→ **Problem to work on**
Using the listing below, give the number of lines where "this" appears, and nothing else.

→ **Input data**
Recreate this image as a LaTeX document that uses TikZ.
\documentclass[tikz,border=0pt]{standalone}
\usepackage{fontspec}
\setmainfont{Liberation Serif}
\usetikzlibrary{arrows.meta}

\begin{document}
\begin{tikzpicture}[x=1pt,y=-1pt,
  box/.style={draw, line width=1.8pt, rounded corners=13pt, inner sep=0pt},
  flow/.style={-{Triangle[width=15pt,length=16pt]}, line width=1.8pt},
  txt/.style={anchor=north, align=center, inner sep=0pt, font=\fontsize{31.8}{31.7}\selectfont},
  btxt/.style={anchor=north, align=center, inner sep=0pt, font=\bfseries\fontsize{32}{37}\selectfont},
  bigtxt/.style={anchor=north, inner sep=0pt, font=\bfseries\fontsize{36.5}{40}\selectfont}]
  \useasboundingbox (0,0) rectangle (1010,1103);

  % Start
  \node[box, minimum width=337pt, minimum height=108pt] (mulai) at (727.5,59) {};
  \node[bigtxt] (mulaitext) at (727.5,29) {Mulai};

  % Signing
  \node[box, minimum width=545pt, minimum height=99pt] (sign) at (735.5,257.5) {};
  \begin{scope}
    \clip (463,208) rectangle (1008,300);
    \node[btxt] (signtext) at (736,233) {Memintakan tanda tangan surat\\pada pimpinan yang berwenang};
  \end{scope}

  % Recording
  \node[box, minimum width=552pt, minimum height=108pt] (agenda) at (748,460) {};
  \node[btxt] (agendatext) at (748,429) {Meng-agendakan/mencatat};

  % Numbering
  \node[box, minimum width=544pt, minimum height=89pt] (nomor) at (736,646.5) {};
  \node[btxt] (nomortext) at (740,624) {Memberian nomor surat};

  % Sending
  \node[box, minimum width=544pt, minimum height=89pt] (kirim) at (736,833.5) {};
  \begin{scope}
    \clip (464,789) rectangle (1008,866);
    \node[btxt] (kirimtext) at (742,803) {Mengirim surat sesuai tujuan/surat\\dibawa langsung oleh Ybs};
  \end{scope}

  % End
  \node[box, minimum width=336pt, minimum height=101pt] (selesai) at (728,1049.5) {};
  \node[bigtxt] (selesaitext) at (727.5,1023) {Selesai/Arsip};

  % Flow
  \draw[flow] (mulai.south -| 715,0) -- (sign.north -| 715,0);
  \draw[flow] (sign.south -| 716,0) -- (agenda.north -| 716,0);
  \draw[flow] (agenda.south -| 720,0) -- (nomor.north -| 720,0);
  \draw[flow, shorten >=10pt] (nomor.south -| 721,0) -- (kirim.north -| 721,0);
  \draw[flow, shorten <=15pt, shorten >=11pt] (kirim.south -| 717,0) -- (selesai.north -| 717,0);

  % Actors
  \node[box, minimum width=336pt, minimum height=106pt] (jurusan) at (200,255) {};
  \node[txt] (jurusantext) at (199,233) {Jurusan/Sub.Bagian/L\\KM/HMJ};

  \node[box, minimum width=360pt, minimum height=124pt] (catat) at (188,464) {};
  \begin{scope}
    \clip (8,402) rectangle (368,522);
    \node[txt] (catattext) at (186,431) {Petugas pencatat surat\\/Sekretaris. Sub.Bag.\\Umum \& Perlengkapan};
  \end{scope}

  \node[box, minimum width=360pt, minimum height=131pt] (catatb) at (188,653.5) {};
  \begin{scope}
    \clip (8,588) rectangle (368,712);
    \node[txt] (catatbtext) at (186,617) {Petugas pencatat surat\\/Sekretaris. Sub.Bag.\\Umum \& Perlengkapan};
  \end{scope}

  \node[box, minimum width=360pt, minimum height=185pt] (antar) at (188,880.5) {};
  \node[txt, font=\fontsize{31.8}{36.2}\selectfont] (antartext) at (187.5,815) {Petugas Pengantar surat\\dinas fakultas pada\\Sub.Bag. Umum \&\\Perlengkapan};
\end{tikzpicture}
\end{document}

* * *

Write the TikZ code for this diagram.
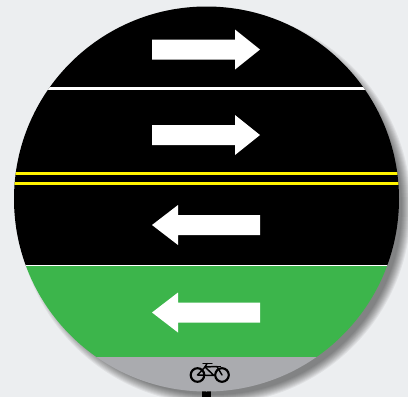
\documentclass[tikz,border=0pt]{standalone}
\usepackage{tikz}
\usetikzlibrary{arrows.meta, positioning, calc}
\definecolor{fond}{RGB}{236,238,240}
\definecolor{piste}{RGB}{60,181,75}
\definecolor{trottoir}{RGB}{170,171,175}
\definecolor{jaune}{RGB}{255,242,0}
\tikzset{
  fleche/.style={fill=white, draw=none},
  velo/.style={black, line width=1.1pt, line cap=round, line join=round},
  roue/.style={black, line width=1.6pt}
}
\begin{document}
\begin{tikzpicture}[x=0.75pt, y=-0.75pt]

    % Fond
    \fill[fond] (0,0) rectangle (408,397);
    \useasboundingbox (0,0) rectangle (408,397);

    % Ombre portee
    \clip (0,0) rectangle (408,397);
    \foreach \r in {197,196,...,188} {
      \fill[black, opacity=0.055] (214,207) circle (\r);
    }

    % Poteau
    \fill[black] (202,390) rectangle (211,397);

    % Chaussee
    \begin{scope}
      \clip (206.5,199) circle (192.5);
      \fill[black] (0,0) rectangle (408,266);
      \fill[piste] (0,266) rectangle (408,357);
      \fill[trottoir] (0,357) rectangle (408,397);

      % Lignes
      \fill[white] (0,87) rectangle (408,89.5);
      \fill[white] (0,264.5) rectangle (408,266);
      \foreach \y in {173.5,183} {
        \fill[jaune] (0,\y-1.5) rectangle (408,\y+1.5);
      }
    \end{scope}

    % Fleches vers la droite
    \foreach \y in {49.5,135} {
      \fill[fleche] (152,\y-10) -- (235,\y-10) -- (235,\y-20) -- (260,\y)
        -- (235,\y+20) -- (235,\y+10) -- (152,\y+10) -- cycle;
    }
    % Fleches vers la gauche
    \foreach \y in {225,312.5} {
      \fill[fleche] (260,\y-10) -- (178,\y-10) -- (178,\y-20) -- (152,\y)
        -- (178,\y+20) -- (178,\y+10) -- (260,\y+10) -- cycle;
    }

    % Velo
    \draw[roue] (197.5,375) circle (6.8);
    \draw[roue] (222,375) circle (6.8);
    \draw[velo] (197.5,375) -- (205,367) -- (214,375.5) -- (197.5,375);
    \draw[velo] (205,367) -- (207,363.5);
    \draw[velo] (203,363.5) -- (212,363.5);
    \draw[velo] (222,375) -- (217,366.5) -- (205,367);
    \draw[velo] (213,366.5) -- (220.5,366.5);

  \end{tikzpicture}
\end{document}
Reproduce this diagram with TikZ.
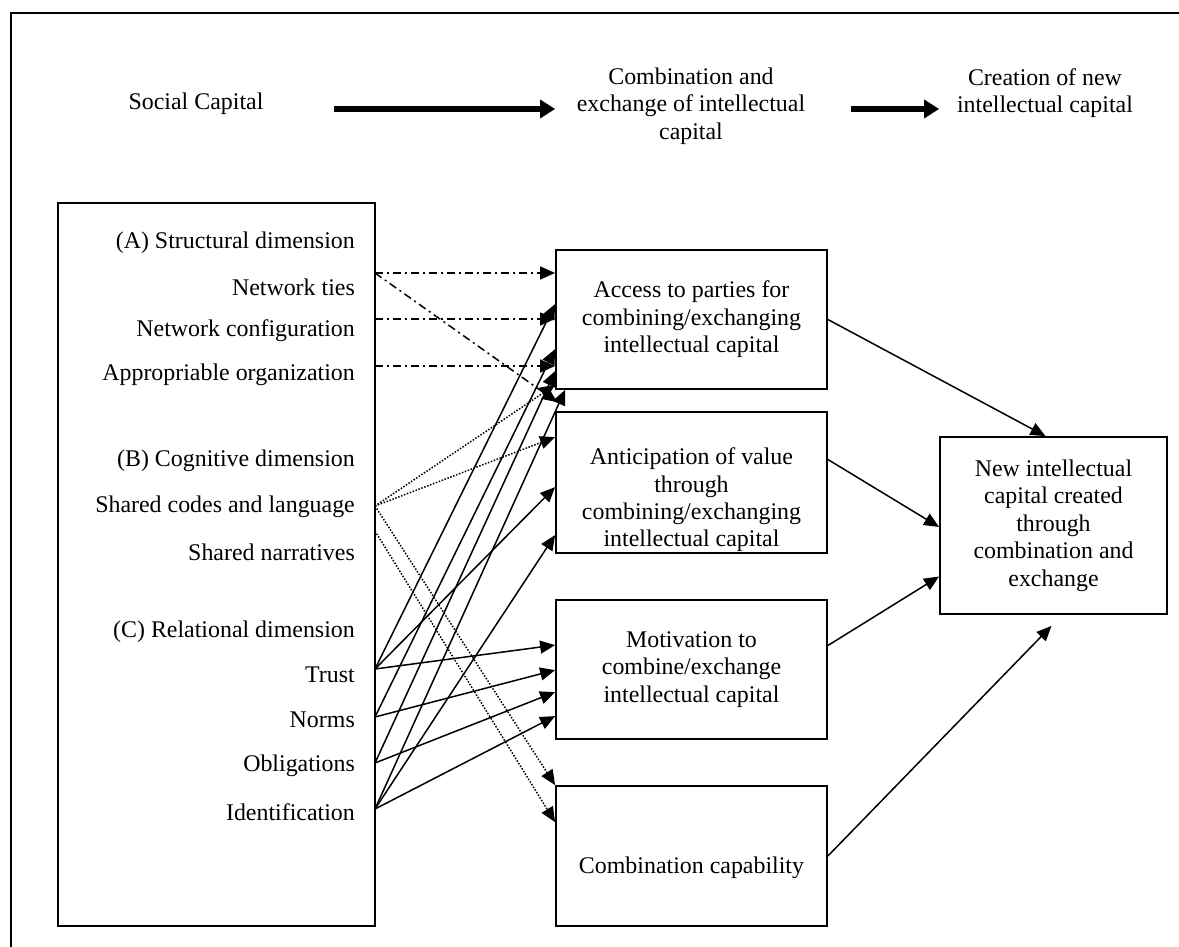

→ **Answer for the task**
3